**Exercise brief:**
Starting at the top of the listing, extract every line up to and including the one with "from bokeh.core.properties import value". Pictures stay out of the copy.
** Begin **
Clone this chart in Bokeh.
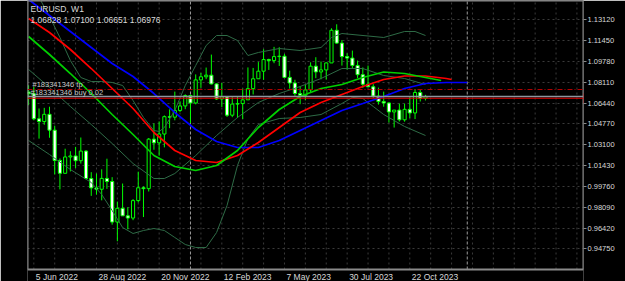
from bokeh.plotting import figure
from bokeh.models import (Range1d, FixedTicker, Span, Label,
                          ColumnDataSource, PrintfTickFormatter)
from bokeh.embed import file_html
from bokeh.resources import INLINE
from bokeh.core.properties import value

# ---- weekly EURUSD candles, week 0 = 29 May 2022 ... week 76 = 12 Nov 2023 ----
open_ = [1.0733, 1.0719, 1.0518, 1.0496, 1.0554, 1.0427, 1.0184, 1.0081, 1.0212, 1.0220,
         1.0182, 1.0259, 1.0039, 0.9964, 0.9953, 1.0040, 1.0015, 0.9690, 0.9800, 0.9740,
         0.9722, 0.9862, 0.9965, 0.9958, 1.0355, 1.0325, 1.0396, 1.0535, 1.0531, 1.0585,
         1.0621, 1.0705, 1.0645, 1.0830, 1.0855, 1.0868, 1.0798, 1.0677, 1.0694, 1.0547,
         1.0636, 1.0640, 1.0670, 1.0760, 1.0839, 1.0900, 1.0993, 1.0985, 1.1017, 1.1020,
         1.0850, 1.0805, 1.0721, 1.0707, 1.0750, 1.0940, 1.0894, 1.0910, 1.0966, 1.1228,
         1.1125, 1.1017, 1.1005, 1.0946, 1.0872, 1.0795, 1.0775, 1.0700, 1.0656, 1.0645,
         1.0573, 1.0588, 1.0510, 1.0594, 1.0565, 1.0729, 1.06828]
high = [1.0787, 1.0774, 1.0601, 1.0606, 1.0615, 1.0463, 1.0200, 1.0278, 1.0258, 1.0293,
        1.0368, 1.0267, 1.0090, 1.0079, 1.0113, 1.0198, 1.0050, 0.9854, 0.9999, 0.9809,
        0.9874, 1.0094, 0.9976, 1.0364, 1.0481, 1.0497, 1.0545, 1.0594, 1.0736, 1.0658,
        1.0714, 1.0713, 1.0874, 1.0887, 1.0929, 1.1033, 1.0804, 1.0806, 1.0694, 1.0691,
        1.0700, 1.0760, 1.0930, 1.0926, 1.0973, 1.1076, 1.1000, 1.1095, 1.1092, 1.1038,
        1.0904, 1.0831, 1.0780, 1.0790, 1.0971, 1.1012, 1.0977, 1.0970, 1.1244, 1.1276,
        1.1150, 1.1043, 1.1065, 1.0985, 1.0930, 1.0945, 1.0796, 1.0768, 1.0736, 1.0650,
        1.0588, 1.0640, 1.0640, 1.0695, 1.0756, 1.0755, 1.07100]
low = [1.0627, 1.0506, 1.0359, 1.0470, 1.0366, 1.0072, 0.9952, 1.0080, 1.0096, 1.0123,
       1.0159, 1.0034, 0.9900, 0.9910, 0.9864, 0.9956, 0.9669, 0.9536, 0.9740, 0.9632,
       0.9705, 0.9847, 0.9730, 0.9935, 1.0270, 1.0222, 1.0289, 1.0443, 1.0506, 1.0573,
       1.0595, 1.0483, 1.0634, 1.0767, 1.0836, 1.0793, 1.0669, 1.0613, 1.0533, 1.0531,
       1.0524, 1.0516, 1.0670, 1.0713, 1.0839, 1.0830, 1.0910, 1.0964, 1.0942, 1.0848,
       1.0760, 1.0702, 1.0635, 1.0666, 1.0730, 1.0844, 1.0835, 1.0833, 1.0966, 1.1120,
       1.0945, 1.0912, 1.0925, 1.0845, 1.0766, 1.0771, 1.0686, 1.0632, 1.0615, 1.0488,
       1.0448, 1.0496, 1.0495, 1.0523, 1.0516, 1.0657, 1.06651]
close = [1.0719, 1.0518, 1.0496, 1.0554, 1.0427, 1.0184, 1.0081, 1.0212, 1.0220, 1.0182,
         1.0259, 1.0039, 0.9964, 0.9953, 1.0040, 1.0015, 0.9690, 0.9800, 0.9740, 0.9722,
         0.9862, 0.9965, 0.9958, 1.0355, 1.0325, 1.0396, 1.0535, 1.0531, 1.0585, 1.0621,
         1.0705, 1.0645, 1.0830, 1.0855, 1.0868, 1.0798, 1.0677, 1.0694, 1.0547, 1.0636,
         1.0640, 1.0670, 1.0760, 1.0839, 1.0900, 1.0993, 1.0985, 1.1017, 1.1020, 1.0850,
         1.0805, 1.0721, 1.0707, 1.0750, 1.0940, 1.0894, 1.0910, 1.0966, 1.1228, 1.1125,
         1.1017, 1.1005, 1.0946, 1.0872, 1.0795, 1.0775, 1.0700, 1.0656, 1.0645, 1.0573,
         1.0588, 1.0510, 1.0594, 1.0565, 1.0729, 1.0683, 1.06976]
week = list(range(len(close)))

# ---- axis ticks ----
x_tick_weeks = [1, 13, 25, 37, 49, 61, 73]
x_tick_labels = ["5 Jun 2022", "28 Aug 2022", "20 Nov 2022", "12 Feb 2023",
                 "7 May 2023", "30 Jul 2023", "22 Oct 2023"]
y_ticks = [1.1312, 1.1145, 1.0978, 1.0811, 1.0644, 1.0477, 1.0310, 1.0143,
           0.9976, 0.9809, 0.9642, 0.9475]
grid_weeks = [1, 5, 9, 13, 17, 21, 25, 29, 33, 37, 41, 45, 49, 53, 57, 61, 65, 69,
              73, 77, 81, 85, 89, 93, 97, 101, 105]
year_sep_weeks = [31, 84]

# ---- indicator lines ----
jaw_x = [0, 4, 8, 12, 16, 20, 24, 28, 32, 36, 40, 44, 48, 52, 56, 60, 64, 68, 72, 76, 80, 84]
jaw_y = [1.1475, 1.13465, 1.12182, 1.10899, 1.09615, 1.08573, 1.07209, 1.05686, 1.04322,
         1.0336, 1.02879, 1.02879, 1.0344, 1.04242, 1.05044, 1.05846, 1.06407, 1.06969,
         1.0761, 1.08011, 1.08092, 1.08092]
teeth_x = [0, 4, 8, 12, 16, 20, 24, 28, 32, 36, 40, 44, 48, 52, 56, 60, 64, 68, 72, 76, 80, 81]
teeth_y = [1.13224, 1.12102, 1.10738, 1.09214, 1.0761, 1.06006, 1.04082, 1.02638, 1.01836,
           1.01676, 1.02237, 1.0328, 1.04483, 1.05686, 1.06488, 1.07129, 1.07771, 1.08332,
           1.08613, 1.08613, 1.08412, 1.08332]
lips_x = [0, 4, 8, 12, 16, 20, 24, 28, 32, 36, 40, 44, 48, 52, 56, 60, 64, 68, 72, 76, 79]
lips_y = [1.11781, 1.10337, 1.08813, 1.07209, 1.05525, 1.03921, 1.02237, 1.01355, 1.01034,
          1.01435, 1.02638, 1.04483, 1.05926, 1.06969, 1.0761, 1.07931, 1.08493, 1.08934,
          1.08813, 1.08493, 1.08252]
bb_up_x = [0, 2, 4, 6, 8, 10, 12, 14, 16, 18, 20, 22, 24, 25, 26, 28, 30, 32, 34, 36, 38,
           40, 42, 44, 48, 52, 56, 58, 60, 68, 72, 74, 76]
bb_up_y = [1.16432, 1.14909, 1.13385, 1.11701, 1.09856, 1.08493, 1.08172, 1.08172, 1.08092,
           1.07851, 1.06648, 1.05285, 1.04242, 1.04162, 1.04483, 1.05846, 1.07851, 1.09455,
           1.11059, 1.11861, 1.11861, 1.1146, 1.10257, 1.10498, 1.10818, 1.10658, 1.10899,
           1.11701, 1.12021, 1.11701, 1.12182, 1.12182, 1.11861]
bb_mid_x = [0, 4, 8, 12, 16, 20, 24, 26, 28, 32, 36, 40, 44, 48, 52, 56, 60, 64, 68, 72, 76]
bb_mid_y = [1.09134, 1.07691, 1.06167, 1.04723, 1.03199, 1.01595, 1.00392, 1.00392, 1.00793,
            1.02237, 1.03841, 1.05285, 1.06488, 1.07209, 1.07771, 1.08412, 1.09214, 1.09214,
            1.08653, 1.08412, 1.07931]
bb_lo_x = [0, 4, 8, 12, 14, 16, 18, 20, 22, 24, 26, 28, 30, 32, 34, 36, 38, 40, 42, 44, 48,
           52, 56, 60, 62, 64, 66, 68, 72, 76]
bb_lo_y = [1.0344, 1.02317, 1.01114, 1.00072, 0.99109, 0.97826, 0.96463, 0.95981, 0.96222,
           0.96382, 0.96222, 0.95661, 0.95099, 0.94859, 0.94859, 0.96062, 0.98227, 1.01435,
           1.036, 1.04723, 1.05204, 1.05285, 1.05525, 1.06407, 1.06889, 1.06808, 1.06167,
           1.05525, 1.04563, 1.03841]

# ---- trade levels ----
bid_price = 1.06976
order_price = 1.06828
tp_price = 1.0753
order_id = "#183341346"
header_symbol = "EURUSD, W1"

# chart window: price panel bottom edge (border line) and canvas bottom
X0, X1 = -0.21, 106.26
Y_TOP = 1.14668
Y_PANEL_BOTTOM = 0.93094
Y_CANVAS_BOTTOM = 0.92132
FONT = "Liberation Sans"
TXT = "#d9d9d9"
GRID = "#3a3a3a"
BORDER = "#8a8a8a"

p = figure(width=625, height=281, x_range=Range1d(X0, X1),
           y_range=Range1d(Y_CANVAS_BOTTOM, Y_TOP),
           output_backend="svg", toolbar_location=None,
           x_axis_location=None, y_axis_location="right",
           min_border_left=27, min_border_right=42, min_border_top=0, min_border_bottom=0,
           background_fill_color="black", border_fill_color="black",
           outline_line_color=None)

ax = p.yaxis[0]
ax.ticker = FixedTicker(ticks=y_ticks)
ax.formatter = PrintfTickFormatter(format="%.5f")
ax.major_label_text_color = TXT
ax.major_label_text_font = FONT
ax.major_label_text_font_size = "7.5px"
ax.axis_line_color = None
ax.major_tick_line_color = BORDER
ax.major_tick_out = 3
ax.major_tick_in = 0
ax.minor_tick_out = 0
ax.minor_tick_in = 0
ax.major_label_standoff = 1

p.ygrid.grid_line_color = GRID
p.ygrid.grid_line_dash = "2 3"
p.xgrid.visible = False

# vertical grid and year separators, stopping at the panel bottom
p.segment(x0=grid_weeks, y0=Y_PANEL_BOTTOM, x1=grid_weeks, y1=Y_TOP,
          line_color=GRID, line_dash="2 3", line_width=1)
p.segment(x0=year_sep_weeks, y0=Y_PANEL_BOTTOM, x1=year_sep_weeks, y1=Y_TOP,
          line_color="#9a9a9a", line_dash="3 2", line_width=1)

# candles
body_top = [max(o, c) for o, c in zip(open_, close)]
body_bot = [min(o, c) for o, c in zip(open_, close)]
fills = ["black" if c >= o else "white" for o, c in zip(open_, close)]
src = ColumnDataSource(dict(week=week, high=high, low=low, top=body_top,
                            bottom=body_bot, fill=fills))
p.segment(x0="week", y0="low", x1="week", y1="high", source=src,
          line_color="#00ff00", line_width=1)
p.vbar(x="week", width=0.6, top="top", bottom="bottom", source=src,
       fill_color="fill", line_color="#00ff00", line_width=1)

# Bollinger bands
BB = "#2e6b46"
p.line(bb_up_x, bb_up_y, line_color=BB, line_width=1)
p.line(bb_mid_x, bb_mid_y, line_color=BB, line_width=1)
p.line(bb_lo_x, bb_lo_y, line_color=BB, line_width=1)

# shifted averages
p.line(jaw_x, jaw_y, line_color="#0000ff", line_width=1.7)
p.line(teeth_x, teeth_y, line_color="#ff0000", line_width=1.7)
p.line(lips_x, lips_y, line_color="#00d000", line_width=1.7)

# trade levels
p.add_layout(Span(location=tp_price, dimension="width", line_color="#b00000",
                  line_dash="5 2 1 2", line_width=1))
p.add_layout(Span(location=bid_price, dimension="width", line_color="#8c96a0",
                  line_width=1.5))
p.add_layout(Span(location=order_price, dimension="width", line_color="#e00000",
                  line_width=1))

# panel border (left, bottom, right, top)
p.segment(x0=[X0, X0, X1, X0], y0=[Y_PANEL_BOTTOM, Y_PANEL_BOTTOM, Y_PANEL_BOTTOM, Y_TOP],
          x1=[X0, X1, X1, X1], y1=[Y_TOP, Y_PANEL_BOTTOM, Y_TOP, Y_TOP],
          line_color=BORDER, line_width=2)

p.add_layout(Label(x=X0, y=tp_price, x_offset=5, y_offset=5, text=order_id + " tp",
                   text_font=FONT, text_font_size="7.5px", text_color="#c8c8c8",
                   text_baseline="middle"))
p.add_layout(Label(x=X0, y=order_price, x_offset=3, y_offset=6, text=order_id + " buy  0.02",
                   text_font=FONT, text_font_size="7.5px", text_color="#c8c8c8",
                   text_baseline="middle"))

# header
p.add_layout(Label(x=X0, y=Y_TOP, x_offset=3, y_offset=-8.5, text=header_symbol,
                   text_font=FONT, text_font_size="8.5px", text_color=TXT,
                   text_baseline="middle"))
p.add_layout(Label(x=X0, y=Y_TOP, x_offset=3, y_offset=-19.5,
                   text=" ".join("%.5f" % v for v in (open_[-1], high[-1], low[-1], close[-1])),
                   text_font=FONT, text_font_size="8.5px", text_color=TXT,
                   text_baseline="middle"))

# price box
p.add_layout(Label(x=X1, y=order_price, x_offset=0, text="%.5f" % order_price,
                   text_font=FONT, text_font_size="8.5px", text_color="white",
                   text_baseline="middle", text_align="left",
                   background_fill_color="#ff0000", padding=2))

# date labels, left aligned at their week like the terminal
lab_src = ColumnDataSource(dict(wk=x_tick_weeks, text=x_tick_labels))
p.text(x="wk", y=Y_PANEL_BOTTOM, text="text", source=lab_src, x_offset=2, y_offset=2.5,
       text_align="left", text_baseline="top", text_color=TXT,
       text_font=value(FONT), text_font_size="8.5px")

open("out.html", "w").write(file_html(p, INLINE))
** End **
**Task result:**
Clone this chart in Bokeh.
from bokeh.plotting import figure
from bokeh.models import (Range1d, FixedTicker, Span, Label,
                          ColumnDataSource, PrintfTickFormatter)
from bokeh.embed import file_html
from bokeh.resources import INLINE
from bokeh.core.properties import value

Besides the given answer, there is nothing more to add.